• [WHAT THIS TASK INVOLVES]
Everything from the first line of the records below through the line containing "from matplotlib.ticker import MultipleLocator" is to be retyped exactly; leave out the rest.

(Charts and diagrams as code)
------------------------
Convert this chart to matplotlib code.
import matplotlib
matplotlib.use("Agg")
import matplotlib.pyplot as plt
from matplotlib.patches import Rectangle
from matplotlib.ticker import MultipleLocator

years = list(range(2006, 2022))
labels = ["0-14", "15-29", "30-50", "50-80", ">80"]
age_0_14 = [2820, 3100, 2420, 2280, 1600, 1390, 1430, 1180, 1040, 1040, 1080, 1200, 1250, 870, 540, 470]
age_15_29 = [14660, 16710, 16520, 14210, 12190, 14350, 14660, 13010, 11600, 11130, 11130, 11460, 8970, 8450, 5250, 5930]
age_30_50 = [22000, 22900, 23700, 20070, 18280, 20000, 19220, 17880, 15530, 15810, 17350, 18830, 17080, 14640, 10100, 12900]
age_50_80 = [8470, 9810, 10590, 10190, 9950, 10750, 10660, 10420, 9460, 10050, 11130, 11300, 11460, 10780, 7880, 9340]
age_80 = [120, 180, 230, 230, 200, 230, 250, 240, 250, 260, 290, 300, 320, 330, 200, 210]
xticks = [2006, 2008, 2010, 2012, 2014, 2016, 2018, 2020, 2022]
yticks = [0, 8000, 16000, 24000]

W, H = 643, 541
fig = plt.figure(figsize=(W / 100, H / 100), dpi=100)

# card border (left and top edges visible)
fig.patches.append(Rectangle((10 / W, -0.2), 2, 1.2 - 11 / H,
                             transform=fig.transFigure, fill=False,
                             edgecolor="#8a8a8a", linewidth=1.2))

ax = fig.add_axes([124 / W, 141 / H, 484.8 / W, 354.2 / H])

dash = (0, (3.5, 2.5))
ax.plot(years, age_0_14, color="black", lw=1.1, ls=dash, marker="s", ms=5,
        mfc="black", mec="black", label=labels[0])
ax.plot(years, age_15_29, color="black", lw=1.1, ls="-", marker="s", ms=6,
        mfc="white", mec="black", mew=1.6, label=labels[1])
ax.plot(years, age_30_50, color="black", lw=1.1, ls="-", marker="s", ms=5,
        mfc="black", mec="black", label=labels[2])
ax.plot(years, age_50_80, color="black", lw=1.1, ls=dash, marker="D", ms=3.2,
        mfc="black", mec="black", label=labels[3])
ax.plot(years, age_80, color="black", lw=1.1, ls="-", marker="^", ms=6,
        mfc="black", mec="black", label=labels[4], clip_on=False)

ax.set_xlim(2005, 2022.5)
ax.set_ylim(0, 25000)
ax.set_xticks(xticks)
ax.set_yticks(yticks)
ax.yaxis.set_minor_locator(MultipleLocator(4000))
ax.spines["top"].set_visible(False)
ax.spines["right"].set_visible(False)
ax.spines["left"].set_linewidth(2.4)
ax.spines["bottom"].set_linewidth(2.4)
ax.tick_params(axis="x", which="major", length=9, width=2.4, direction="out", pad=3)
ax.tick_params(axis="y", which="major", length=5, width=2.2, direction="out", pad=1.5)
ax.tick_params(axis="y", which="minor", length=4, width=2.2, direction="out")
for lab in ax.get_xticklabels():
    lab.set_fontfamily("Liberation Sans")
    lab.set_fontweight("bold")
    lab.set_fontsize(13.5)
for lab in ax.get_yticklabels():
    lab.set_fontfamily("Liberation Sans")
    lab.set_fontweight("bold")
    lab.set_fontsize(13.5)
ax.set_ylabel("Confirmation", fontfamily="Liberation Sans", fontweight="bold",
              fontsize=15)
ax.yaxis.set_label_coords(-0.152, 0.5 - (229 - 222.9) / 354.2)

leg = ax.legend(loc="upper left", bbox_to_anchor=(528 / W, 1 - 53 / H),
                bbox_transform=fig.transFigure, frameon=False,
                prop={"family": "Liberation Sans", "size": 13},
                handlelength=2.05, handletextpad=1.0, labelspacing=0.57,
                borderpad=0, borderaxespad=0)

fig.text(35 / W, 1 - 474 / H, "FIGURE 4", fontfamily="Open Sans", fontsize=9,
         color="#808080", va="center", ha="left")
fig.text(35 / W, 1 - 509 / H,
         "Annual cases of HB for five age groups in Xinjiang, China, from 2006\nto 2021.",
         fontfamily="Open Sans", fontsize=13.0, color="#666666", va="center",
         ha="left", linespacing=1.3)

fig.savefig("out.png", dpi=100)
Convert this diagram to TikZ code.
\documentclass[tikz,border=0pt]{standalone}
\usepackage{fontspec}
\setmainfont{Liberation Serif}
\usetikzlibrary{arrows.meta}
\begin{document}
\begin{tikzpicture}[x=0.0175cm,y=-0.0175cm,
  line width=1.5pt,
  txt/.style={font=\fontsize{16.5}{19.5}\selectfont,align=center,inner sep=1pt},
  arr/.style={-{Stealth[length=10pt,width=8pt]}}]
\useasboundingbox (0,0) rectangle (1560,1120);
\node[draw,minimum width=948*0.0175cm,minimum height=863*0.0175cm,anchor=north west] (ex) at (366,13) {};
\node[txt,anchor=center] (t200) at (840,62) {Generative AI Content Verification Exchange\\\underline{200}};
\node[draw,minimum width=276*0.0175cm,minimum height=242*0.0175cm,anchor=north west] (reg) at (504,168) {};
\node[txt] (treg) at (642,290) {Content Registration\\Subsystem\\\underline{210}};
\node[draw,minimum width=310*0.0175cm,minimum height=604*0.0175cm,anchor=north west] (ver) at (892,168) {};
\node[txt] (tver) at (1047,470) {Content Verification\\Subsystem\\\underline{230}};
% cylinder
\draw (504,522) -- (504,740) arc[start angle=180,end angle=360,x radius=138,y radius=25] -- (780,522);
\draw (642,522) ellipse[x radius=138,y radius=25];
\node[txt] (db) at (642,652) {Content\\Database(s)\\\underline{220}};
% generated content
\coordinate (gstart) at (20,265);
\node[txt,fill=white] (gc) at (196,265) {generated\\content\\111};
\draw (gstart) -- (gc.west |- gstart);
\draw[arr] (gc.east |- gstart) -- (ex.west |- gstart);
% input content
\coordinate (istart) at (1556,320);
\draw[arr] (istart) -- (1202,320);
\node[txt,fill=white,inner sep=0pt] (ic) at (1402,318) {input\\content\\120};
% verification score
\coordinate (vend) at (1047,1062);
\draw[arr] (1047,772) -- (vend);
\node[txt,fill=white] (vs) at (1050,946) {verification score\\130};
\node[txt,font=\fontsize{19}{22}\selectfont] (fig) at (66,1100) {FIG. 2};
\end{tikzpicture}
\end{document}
------------------------
• [WORKED ANSWER]
Convert this chart to matplotlib code.
import matplotlib
matplotlib.use("Agg")
import matplotlib.pyplot as plt
from matplotlib.patches import Rectangle
from matplotlib.ticker import MultipleLocator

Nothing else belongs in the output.